BETHEL – Selectmen agreed Monday night to act as lead agent in a $40,000 to $50,000 project to build a multiuse trail connecting the Bethel Pathway trail system to SAD 44’s Telstar middle and high school complex.

That means the town would front the Mahoosuc Land Trust’s Trails Committee the money, pending budget approval next year, then get reimbursed through a $30,000 state transportation grant. The rest would come from the trust in matching money or in-kind donations of time and equipment from area contractors.

Selectmen also agreed the town would maintain the trail.

Members of the Mahoosuc Land Trust’s Trails Committee, who have been working on the project since 2004, said they could apply for and get the grant through the Maine Department of Transportation.

But Bethel would have to act as the lead agent according to the grant, committee Chairman Jim List said.

“This is a potential extension of the very popular Bethel Pathway and an opportunity for painless collaboration,” List said.

The Pathway follows the Androscoggin River shoreline to Davis Park on Route 26. From there, the proposed project would pass through the trust’s Gateway parcel and woods paralleling Route 26 to Telstar.

Development of the trail would add another third of a mile to the Pathway spine, which, in the future, will be linked to a larger network of multiple trails.

“We see a whole network of trails enhancing the community development in the Bethel area in a way that is going to be preserving not only the way of life that people like to see here, but also making more excitable the prospects of inviting visitors to the area and building the economy,” List said.
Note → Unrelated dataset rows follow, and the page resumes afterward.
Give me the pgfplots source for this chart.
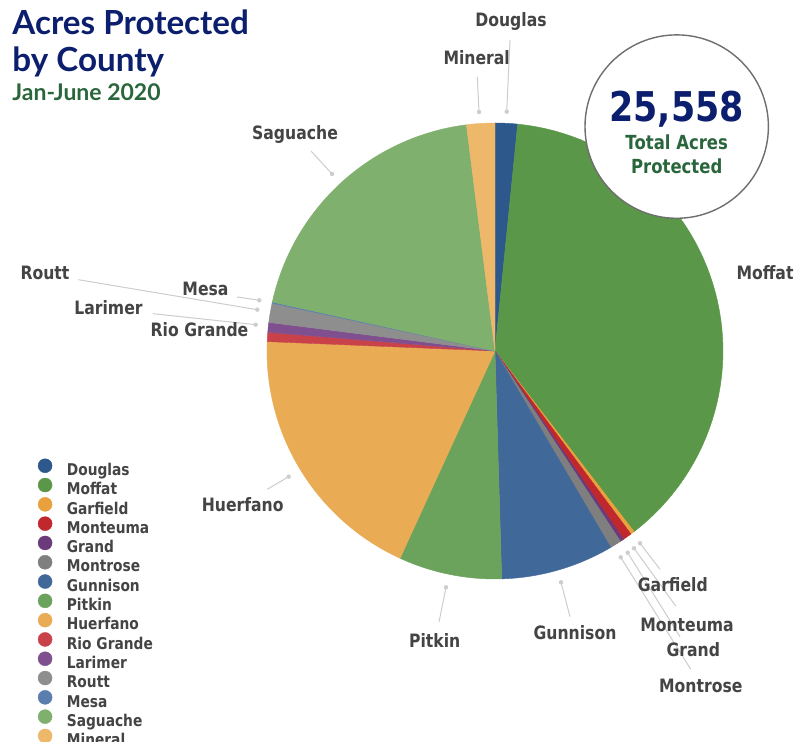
\documentclass[border=0pt]{standalone}
\usepackage{fontspec}
\usepackage{pgfplots}
\usepackage{pgfplotstable}
\pgfplotsset{compat=1.18}
\setmainfont{DejaVu Sans}[FakeStretch=0.85]
\newfontfamily\titlefont{Lato}

\definecolor{c0}{RGB}{44,88,140}
\definecolor{c1}{RGB}{91,151,72}
\definecolor{c2}{RGB}{232,161,60}
\definecolor{c3}{RGB}{192,40,45}
\definecolor{c4}{RGB}{107,58,122}
\definecolor{c5}{RGB}{127,127,127}
\definecolor{c6}{RGB}{64,104,153}
\definecolor{c7}{RGB}{107,163,93}
\definecolor{c8}{RGB}{233,172,84}
\definecolor{c9}{RGB}{201,66,74}
\definecolor{c10}{RGB}{127,79,143}
\definecolor{c11}{RGB}{142,142,142}
\definecolor{c12}{RGB}{90,127,174}
\definecolor{c13}{RGB}{128,176,110}
\definecolor{c14}{RGB}{237,184,106}
\definecolor{navy}{RGB}{12,30,110}
\definecolor{dgreen}{RGB}{42,102,60}
\definecolor{labelgray}{RGB}{68,68,68}
\definecolor{leadgray}{RGB}{205,205,205}
\definecolor{circgray}{RGB}{110,110,110}

\pgfplotstableread[col sep=comma]{
name,acres
Douglas,405
Moffat,9705
Garfield,71
Monteuma,163
Grand,64
Montrose,206
Gunnison,2045
Pitkin,1867
Huerfano,4810
Rio Grande,167
Larimer,177
Routt,348
Mesa,21
Saguache,4998
Mineral,511
}\pietable

\begin{document}
\begin{tikzpicture}
\clip (0,0) rectangle (404.5pt,371pt);
\fill[white] (0,0) rectangle (404.5pt,371pt);
\begin{axis}[at={(247.5pt,195.5pt)}, anchor=center,
  width=228pt, height=228pt, scale only axis, hide axis,
  xmin=-1, xmax=1, ymin=-1, ymax=1, clip=false,
  legend style={at={(-0.5033,0.2650)}, anchor=north west, draw=none, fill=none,
    font=\bfseries\fontsize{8.1pt}{9pt}\selectfont, text=labelgray,
    inner sep=0pt, row sep=0pt, column sep=7.3pt,
    nodes={inner sep=0pt, text height=5.3pt, text depth=1.2pt}},
  legend cell align=left,
  legend image code/.code={\fill (0pt,2.8pt) circle (3.5pt);}]
\def\total{0}
\pgfplotsforeachungrouped \i in {0,...,14}{%
  \pgfplotstablegetelem{\i}{acres}\of\pietable
  \pgfmathsetmacro\total{\total+\pgfplotsretval/1000}%
}
\def\cum{0}
\pgfplotsforeachungrouped \i in {0,...,14}{%
  \pgfplotstablegetelem{\i}{acres}\of\pietable
  \pgfmathsetmacro\angA{\cum*360/\total}%
  \pgfmathsetmacro\cum{\cum+\pgfplotsretval/1000}%
  \pgfmathsetmacro\angB{\cum*360/\total}%
  \pgfplotstablegetelem{\i}{name}\of\pietable
  \edef\doplot{\noexpand\addplot[fill=c\i, draw=c\i, line width=0.2pt, domain=\angA:\angB, samples=60] ({sin(x)},{cos(x)}) -- (axis cs:0,0) -- cycle; \noexpand\addlegendentry{\pgfplotsretval}}%
  \doplot
}
\end{axis}
\begin{scope}[x=0.5pt, y=-0.5pt, yshift=371pt]
  % total circle
  \draw[fill=white, draw=circgray, line width=0.7pt] (676.7,126.6) circle [radius=45.85pt];
  \node[anchor=base, text=navy, font=\bfseries\fontsize{20.5pt}{24pt}\selectfont] at (676.7,121.5) {25,558};
  \node[anchor=base, text=dgreen, font=\bfseries\fontsize{9.7pt}{12pt}\selectfont] at (676.7,150) {Total Acres};
  \node[anchor=base, text=dgreen, font=\bfseries\fontsize{9.7pt}{12pt}\selectfont] at (676.7,173.3) {Protected};
  % title
  \node[anchor=base west, inner sep=0pt, text=navy, font=\titlefont\bfseries\fontsize{16.6pt}{19pt}\selectfont] at (12,35) {Acres Protected};
  \node[anchor=base west, inner sep=0pt, text=navy, font=\titlefont\bfseries\fontsize{16.6pt}{19pt}\selectfont] at (12,72) {by County};
  \node[anchor=base west, inner sep=0pt, text=dgreen, font=\titlefont\bfseries\fontsize{11.5pt}{13pt}\selectfont] at (12,101) {Jan-June 2020};
  % leader lines
  \begin{scope}[draw=leadgray, fill=leadgray, line width=0.5pt]
    \foreach \ax/\ay/\bx/\by in {506.7/111.7/510/40, 479/112/477.3/77, 332/174/311/151,
      257.3/309.7/78.3/279.7, 259.3/300.3/237/297, 255.7/324.7/153/313.7,
      288.7/476.7/267.3/489.3, 446/587.3/439/622, 561/582.3/570/616.7,
      640/543.3/660/569.3, 634/548.3/675.7/606, 627.7/552.7/680/636.7, 620.7/557.3/690.7/669.3}{
      \draw (\ax,\ay) -- (\bx,\by);
      \fill (\ax,\ay) circle (1.1pt);
    }
  \end{scope}
  % slice labels
  \begin{scope}[every node/.style={anchor=base, inner sep=0pt, text=labelgray, font=\bfseries\fontsize{9.2pt}{11pt}\selectfont}]
    \node at (511,26.5) {Douglas};
    \node at (476.7,65) {Mineral};
    \node at (295,140) {Saguache};
    \node at (765,280) {Moffat};
    \node at (45,280) {Routt};
    \node at (205.5,295.7) {Mesa};
    \node at (108.5,315) {Larimer};
    \node at (199.5,336.5) {Rio Grande};
    \node at (242.7,512) {Huerfano};
    \node at (434.7,648) {Pitkin};
    \node at (575,640) {Gunnison};
    \node at (672.8,592) {Garfield};
    \node at (687,631.5) {Monteuma};
    \node at (693.3,657) {Grand};
    \node at (700.8,693) {Montrose};
  \end{scope}
\end{scope}
\end{tikzpicture}
\end{document}
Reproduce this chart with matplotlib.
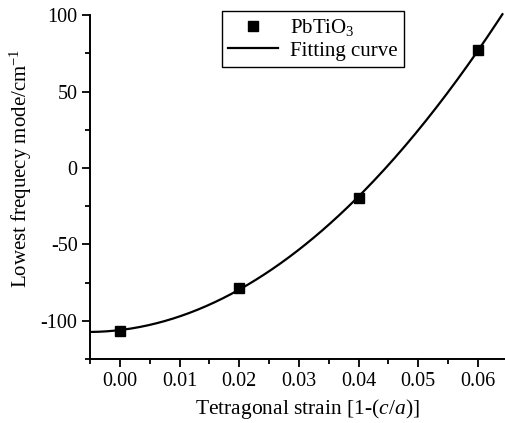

Selectmen were more concerned with long-term maintenance costs, especially once they were told more trails are expected to be built in the future connecting Bethel to Newry and Sunday River Ski Resort.

“I certainly have no problem with what we’ve done in the past and, I assume, what we’re probably going to do in the future, but again, we at this table constantly have a discussion about a trail, another trail and another trail and agreeing to maintain them, although I don’t see a tremendous amount of cost here,” Selectman Don Bennett said.

“But, suddenly, if there are trails coming and you wind up with bridges, mats or whatever the necessary thing is to get across swampy areas, it still is an expense that someone has to bear. I think we’ve talked about it plenty here, and we need to make sure that the people paying the bills – the taxpayers – understand that in five years, the maintenance costs that now may be $1,200 could maybe be $3,800 or $6,200 or whatever. I certainly want to have my fellow taxpayers understand that,” he added.

Rather than just have selectmen agree to have the town maintain the trails, Bennett sought to have more future input from taxpayers.

Following more discussion, and after learning that snowmobilers could use the short trail, selectmen voted 5-0 to become the lead agent, endorse the project in principle, and accept a 15-foot wide easement from the trust containing the trail route.

By another 5-0 vote, selectmen then said the town would maintain the multiuse trail once it is accepted and go from there.